— BEGIN —
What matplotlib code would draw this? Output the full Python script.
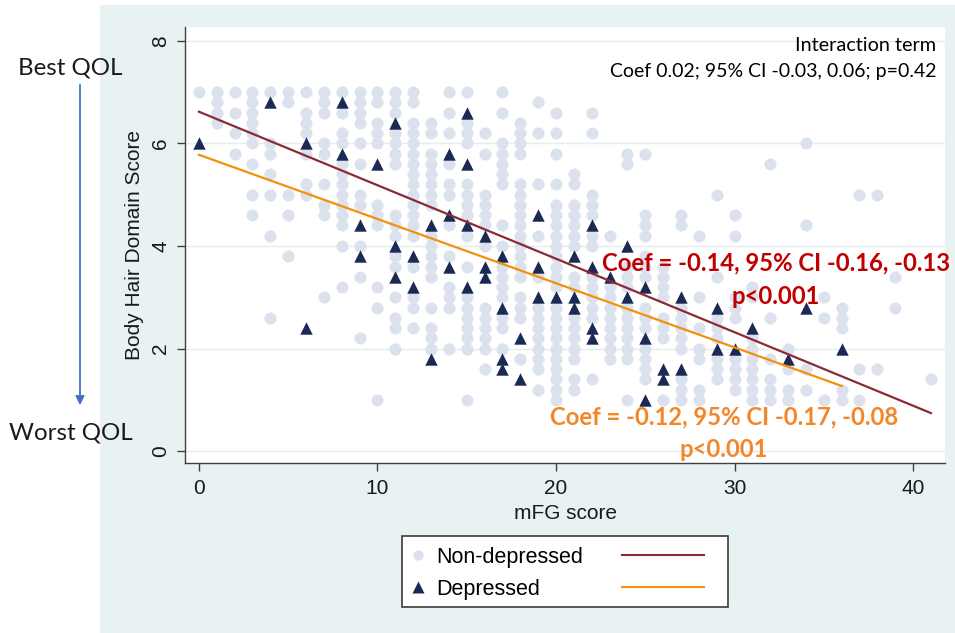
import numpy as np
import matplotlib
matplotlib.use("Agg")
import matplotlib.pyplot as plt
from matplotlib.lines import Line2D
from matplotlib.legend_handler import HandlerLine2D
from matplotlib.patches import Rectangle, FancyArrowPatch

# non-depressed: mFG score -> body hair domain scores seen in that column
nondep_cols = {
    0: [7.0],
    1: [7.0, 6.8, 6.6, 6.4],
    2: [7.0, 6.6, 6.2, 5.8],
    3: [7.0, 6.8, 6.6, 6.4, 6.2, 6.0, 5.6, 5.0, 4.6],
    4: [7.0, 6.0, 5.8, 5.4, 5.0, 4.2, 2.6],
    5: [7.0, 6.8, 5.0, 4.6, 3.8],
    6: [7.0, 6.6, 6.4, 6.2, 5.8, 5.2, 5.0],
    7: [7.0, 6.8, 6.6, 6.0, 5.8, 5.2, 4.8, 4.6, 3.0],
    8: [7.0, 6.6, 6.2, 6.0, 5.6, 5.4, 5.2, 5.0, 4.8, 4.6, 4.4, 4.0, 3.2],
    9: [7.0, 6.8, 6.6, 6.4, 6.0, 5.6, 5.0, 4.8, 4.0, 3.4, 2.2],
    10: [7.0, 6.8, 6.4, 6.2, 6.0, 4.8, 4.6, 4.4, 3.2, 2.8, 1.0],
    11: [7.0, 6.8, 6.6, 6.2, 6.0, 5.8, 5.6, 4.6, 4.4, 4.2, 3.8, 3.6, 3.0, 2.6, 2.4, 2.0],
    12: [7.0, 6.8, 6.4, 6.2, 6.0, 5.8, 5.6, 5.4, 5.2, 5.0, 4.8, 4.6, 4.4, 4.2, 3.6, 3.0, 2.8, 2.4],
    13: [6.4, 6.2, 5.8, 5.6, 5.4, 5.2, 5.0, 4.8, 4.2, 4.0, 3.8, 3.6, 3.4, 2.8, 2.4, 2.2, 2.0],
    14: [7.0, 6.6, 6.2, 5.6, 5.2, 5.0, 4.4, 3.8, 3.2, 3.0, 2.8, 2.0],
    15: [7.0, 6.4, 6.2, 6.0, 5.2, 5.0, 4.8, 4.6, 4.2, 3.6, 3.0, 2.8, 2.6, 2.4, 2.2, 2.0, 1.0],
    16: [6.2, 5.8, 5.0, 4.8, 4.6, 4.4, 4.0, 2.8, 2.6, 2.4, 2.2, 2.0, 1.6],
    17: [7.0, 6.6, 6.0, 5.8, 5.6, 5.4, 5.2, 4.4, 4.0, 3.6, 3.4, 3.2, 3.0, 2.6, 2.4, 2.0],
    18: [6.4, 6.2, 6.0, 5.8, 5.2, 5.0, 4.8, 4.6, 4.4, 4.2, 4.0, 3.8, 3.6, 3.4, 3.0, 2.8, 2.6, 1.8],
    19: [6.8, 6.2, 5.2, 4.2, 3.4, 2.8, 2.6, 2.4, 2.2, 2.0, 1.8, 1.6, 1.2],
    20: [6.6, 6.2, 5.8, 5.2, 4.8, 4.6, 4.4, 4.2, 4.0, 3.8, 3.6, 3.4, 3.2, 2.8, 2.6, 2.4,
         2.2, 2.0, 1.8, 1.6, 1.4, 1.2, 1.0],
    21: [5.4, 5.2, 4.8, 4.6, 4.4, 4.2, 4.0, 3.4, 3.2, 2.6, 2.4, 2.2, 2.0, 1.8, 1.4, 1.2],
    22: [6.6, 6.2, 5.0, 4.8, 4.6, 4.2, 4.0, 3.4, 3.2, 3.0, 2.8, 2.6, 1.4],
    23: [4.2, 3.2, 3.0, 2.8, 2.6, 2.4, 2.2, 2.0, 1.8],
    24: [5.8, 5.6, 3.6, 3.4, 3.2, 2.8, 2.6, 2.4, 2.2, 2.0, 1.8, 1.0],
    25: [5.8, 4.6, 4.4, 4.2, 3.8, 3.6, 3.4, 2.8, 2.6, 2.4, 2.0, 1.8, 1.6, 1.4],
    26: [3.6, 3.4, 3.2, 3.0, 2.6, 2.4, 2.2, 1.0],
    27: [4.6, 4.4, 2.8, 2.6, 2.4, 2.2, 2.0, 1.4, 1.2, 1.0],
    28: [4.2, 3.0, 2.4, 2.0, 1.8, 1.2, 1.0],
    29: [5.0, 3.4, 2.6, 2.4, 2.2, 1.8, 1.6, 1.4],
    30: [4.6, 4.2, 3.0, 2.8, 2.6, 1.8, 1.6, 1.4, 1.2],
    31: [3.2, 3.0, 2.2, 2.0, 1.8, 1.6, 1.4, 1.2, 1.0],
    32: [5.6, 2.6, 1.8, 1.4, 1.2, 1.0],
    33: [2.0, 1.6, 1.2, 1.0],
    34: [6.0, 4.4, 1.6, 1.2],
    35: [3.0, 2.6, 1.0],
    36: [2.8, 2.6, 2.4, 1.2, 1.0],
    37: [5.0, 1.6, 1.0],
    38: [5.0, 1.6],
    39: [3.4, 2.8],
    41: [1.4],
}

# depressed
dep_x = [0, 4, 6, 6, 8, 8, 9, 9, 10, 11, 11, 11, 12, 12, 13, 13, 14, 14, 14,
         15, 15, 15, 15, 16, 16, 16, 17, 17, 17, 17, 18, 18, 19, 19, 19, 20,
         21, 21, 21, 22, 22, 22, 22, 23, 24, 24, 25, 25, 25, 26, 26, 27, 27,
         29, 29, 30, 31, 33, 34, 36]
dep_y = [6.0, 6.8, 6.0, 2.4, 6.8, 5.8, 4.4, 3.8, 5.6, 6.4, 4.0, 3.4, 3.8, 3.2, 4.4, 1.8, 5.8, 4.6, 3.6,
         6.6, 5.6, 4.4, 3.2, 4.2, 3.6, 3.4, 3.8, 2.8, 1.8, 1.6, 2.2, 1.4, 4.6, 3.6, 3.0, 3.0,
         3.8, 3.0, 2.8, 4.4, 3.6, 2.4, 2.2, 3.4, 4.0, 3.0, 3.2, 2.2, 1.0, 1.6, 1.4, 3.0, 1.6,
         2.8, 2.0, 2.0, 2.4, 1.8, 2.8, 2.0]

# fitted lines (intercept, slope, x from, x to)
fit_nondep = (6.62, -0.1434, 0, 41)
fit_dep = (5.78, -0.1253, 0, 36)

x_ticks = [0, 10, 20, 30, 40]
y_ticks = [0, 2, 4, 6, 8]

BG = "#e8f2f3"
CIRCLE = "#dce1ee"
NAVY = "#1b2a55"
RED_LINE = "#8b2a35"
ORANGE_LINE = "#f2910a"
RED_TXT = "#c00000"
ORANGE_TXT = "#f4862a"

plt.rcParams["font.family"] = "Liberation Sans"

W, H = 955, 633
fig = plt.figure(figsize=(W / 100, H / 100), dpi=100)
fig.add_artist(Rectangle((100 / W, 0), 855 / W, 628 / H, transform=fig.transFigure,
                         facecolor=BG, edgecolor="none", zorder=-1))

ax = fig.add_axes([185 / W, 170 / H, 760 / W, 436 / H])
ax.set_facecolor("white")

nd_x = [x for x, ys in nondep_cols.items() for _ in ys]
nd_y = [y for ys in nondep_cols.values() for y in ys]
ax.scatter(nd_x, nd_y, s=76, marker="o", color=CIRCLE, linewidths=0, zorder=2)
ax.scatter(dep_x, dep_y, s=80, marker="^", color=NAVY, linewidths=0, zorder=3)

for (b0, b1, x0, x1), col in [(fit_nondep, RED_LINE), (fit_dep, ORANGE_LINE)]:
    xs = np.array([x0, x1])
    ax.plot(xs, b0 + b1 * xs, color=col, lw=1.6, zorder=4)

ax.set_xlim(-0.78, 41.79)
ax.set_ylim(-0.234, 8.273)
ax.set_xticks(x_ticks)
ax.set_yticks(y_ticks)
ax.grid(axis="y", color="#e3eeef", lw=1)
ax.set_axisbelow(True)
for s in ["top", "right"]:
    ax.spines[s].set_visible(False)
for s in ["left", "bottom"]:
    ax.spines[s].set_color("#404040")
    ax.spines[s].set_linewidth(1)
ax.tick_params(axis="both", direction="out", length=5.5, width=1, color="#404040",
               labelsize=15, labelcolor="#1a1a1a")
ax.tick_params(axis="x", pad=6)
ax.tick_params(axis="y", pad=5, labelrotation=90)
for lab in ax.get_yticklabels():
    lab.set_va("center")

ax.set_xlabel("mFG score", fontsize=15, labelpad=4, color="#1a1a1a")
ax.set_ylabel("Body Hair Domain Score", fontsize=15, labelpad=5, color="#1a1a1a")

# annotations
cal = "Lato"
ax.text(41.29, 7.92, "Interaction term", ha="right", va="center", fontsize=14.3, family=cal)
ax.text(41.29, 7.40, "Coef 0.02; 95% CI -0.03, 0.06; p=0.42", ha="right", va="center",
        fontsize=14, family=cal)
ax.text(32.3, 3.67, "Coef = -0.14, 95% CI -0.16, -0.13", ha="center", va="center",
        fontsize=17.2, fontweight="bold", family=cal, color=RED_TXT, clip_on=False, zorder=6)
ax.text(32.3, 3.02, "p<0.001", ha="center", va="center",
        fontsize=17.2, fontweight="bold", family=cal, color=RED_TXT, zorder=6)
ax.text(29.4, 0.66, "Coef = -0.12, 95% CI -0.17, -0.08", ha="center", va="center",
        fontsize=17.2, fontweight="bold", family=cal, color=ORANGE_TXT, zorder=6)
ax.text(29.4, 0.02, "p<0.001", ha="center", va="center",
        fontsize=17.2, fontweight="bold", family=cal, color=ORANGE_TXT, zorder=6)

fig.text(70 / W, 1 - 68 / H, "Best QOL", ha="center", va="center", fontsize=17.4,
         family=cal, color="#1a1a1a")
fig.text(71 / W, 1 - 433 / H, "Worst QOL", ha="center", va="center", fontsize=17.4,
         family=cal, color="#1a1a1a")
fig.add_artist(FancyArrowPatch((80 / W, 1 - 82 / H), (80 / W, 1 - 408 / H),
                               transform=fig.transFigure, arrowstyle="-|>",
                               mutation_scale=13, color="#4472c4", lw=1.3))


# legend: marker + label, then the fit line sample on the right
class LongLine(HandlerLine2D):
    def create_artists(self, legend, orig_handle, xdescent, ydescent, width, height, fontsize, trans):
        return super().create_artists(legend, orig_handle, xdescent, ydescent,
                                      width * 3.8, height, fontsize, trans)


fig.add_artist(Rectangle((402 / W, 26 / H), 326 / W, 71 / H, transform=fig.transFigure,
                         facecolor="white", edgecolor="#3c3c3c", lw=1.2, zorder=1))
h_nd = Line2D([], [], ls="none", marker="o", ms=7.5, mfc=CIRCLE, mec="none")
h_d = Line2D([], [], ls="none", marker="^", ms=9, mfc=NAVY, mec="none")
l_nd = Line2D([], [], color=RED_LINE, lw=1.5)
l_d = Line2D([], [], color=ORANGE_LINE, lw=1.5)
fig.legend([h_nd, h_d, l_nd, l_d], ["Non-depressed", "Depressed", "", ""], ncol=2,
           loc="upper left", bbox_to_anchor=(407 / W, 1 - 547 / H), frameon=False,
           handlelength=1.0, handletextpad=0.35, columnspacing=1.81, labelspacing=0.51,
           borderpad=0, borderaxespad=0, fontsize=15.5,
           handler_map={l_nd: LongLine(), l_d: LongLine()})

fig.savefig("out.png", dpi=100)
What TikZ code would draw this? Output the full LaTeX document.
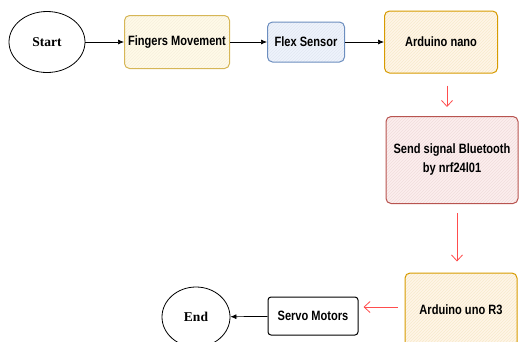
— END —
#### What you are asked to do
From the top of the listing above, repeat each line exactly until you reach the line containing "from matplotlib.patches import", and repeat that one too. Leave the pictures out.

#### Solution
What matplotlib code would draw this? Output the full Python script.
import numpy as np
import matplotlib
matplotlib.use("Agg")
import matplotlib.pyplot as plt
from matplotlib.lines import Line2D
from matplotlib.legend_handler import HandlerLine2D
from matplotlib.patches import Rectangle, FancyArrowPatch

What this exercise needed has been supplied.